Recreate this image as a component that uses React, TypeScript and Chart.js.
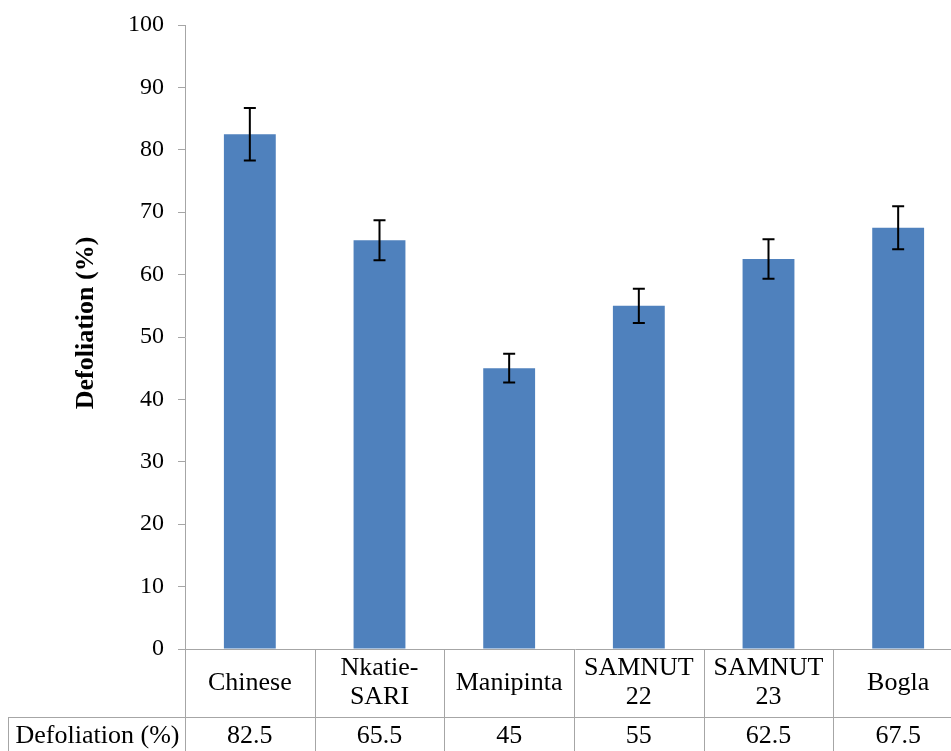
import React, { useEffect, useRef } from "react";
import { Chart, registerables } from "chart.js";

Chart.register(...registerables);

const categories: string[][] = [
  ["Chinese"],
  ["Nkatie-", "SARI"],
  ["Manipinta"],
  ["SAMNUT", "22"],
  ["SAMNUT", "23"],
  ["Bogla"],
];
const values: number[] = [82.5, 65.5, 45, 55, 62.5, 67.5];
const errors: number[] = [4.2, 3.2, 2.3, 2.75, 3.15, 3.45];
const valueLabels: string[] = ["82.5", "65.5", "45", "55", "62.5", "67.5"];
const seriesName = "Defoliation (%)";
const axisTitle = "Defoliation (%)";
const yMin = 0;
const yMax = 100;
const yStep = 10;

const SERIF = "'Liberation Serif', 'Times New Roman', serif";
const LINE = "#a6a6a6";
const BAR = "#4f81bd";

const tablePlugin = {
  id: "tablePlugin",
  afterDatasetsDraw(chart: any) {
    const ctx = chart.ctx;
    const y = chart.scales.y;
    const meta = chart.getDatasetMeta(0);
    ctx.save();
    ctx.strokeStyle = "#000";
    ctx.lineWidth = 2;
    meta.data.forEach((bar: any, i: number) => {
      const x = bar.x;
      const top = y.getPixelForValue(values[i] + errors[i]);
      const bot = y.getPixelForValue(values[i] - errors[i]);
      ctx.beginPath();
      ctx.moveTo(x, top);
      ctx.lineTo(x, bot);
      ctx.moveTo(x - 6, top);
      ctx.lineTo(x + 6, top);
      ctx.moveTo(x - 6, bot);
      ctx.lineTo(x + 6, bot);
      ctx.stroke();
    });
    ctx.restore();
  },
  afterDraw(chart: any) {
    const ctx = chart.ctx;
    const xs = chart.scales.x;
    const area = chart.chartArea;
    const H = chart.height;
    const n = categories.length;
    const half = (xs.getPixelForValue(1) - xs.getPixelForValue(0)) / 2;
    const headerTop = area.bottom;
    const rowY = headerTop + 68;
    const labelLeft = 8;
    ctx.save();
    ctx.strokeStyle = LINE;
    ctx.lineWidth = 1;
    ctx.beginPath();
    ctx.moveTo(area.left, headerTop + 0.5);
    ctx.lineTo(area.right + 10, headerTop + 0.5);
    for (let i = 0; i <= n; i++) {
      const bx = Math.round(xs.getPixelForValue(i) - half) + 0.5;
      ctx.moveTo(bx, headerTop);
      ctx.lineTo(bx, H);
    }
    ctx.moveTo(labelLeft, rowY + 0.5);
    ctx.lineTo(area.right + 10, rowY + 0.5);
    ctx.moveTo(labelLeft + 0.5, rowY);
    ctx.lineTo(labelLeft + 0.5, H);
    ctx.stroke();

    ctx.fillStyle = "#000";
    ctx.textAlign = "center";
    ctx.textBaseline = "middle";
    ctx.font = `26px ${SERIF}`;
    const headMid = headerTop + 34;
    categories.forEach((lines, i) => {
      const cx = xs.getPixelForValue(i);
      const lh = 29;
      const start = headMid - ((lines.length - 1) * lh) / 2;
      lines.forEach((t, k) => ctx.fillText(t, cx, start + k * lh));
    });
    const valMid = rowY + 19;
    valueLabels.forEach((t, i) => {
      ctx.fillText(t, xs.getPixelForValue(i), valMid);
    });
    ctx.fillText(seriesName, (labelLeft + area.left) / 2 + 1, valMid);

    ctx.translate(86, 323);
    ctx.rotate(-Math.PI / 2);
    ctx.font = `bold 26px ${SERIF}`;
    ctx.fillText(axisTitle, 0, 0);
    ctx.restore();
  },
};

export default function App() {
  const ref = useRef<HTMLCanvasElement | null>(null);
  useEffect(() => {
    if (!ref.current) return;
    const chart = new Chart(ref.current, {
      type: "bar",
      data: {
        labels: categories.map((c) => c.join(" ")),
        datasets: [
          {
            label: seriesName,
            data: values,
            backgroundColor: BAR,
            borderWidth: 0,
            barPercentage: 0.8,
            categoryPercentage: 0.5,
          },
        ],
      },
      options: {
        responsive: false,
        animation: false,
        layout: { padding: { top: 25, bottom: 102, left: 0, right: 2 } },
        plugins: { legend: { display: false }, tooltip: { enabled: false } },
        scales: {
          x: { display: false },
          y: {
            min: yMin,
            max: yMax,
            ticks: {
              stepSize: yStep,
              color: "#000",
              padding: 14,
              font: { family: SERIF, size: 24 },
            },
            grid: {
              drawOnChartArea: false,
              drawTicks: true,
              tickLength: 7,
              color: LINE,
            },
            border: { color: LINE },
            afterFit(scale: any) {
              scale.width = 185;
              scale.paddingTop = 0;
              scale.paddingBottom = 0;
            },
          },
        },
      },
      plugins: [tablePlugin],
    });
    return () => chart.destroy();
  }, []);
  return (
    <div
      style={{
        position: "fixed",
        left: 0,
        top: 0,
        width: 951,
        height: 751,
        overflow: "hidden",
        background: "#fff",
      }}
    >
      <canvas ref={ref} width={965} height={751} style={{ display: "block" }} />
    </div>
  );
}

☆ ☆ ☆ ☆ ☆

## [Direction]
Reproduce the material above in full and without alteration, but skip all pictures.

## [Task response]
Recreate this image as a component that uses React, TypeScript and Chart.js.
import React, { useEffect, useRef } from "react";
import { Chart, registerables } from "chart.js";

Chart.register(...registerables);

const categories: string[][] = [
  ["Chinese"],
  ["Nkatie-", "SARI"],
  ["Manipinta"],
  ["SAMNUT", "22"],
  ["SAMNUT", "23"],
  ["Bogla"],
];
const values: number[] = [82.5, 65.5, 45, 55, 62.5, 67.5];
const errors: number[] = [4.2, 3.2, 2.3, 2.75, 3.15, 3.45];
const valueLabels: string[] = ["82.5", "65.5", "45", "55", "62.5", "67.5"];
const seriesName = "Defoliation (%)";
const axisTitle = "Defoliation (%)";
const yMin = 0;
const yMax = 100;
const yStep = 10;

const SERIF = "'Liberation Serif', 'Times New Roman', serif";
const LINE = "#a6a6a6";
const BAR = "#4f81bd";

const tablePlugin = {
  id: "tablePlugin",
  afterDatasetsDraw(chart: any) {
    const ctx = chart.ctx;
    const y = chart.scales.y;
    const meta = chart.getDatasetMeta(0);
    ctx.save();
    ctx.strokeStyle = "#000";
    ctx.lineWidth = 2;
    meta.data.forEach((bar: any, i: number) => {
      const x = bar.x;
      const top = y.getPixelForValue(values[i] + errors[i]);
      const bot = y.getPixelForValue(values[i] - errors[i]);
      ctx.beginPath();
      ctx.moveTo(x, top);
      ctx.lineTo(x, bot);
      ctx.moveTo(x - 6, top);
      ctx.lineTo(x + 6, top);
      ctx.moveTo(x - 6, bot);
      ctx.lineTo(x + 6, bot);
      ctx.stroke();
    });
    ctx.restore();
  },
  afterDraw(chart: any) {
    const ctx = chart.ctx;
    const xs = chart.scales.x;
    const area = chart.chartArea;
    const H = chart.height;
    const n = categories.length;
    const half = (xs.getPixelForValue(1) - xs.getPixelForValue(0)) / 2;
    const headerTop = area.bottom;
    const rowY = headerTop + 68;
    const labelLeft = 8;
    ctx.save();
    ctx.strokeStyle = LINE;
    ctx.lineWidth = 1;
    ctx.beginPath();
    ctx.moveTo(area.left, headerTop + 0.5);
    ctx.lineTo(area.right + 10, headerTop + 0.5);
    for (let i = 0; i <= n; i++) {
      const bx = Math.round(xs.getPixelForValue(i) - half) + 0.5;
      ctx.moveTo(bx, headerTop);
      ctx.lineTo(bx, H);
    }
    ctx.moveTo(labelLeft, rowY + 0.5);
    ctx.lineTo(area.right + 10, rowY + 0.5);
    ctx.moveTo(labelLeft + 0.5, rowY);
    ctx.lineTo(labelLeft + 0.5, H);
    ctx.stroke();

    ctx.fillStyle = "#000";
    ctx.textAlign = "center";
    ctx.textBaseline = "middle";
    ctx.font = `26px ${SERIF}`;
    const headMid = headerTop + 34;
    categories.forEach((lines, i) => {
      const cx = xs.getPixelForValue(i);
      const lh = 29;
      const start = headMid - ((lines.length - 1) * lh) / 2;
      lines.forEach((t, k) => ctx.fillText(t, cx, start + k * lh));
    });
    const valMid = rowY + 19;
    valueLabels.forEach((t, i) => {
      ctx.fillText(t, xs.getPixelForValue(i), valMid);
    });
    ctx.fillText(seriesName, (labelLeft + area.left) / 2 + 1, valMid);

    ctx.translate(86, 323);
    ctx.rotate(-Math.PI / 2);
    ctx.font = `bold 26px ${SERIF}`;
    ctx.fillText(axisTitle, 0, 0);
    ctx.restore();
  },
};

export default function App() {
  const ref = useRef<HTMLCanvasElement | null>(null);
  useEffect(() => {
    if (!ref.current) return;
    const chart = new Chart(ref.current, {
      type: "bar",
      data: {
        labels: categories.map((c) => c.join(" ")),
        datasets: [
          {
            label: seriesName,
            data: values,
            backgroundColor: BAR,
            borderWidth: 0,
            barPercentage: 0.8,
            categoryPercentage: 0.5,
          },
        ],
      },
      options: {
        responsive: false,
        animation: false,
        layout: { padding: { top: 25, bottom: 102, left: 0, right: 2 } },
        plugins: { legend: { display: false }, tooltip: { enabled: false } },
        scales: {
          x: { display: false },
          y: {
            min: yMin,
            max: yMax,
            ticks: {
              stepSize: yStep,
              color: "#000",
              padding: 14,
              font: { family: SERIF, size: 24 },
            },
            grid: {
              drawOnChartArea: false,
              drawTicks: true,
              tickLength: 7,
              color: LINE,
            },
            border: { color: LINE },
            afterFit(scale: any) {
              scale.width = 185;
              scale.paddingTop = 0;
              scale.paddingBottom = 0;
            },
          },
        },
      },
      plugins: [tablePlugin],
    });
    return () => chart.destroy();
  }, []);
  return (
    <div
      style={{
        position: "fixed",
        left: 0,
        top: 0,
        width: 951,
        height: 751,
        overflow: "hidden",
        background: "#fff",
      }}
    >
      <canvas ref={ref} width={965} height={751} style={{ display: "block" }} />
    </div>
  );
}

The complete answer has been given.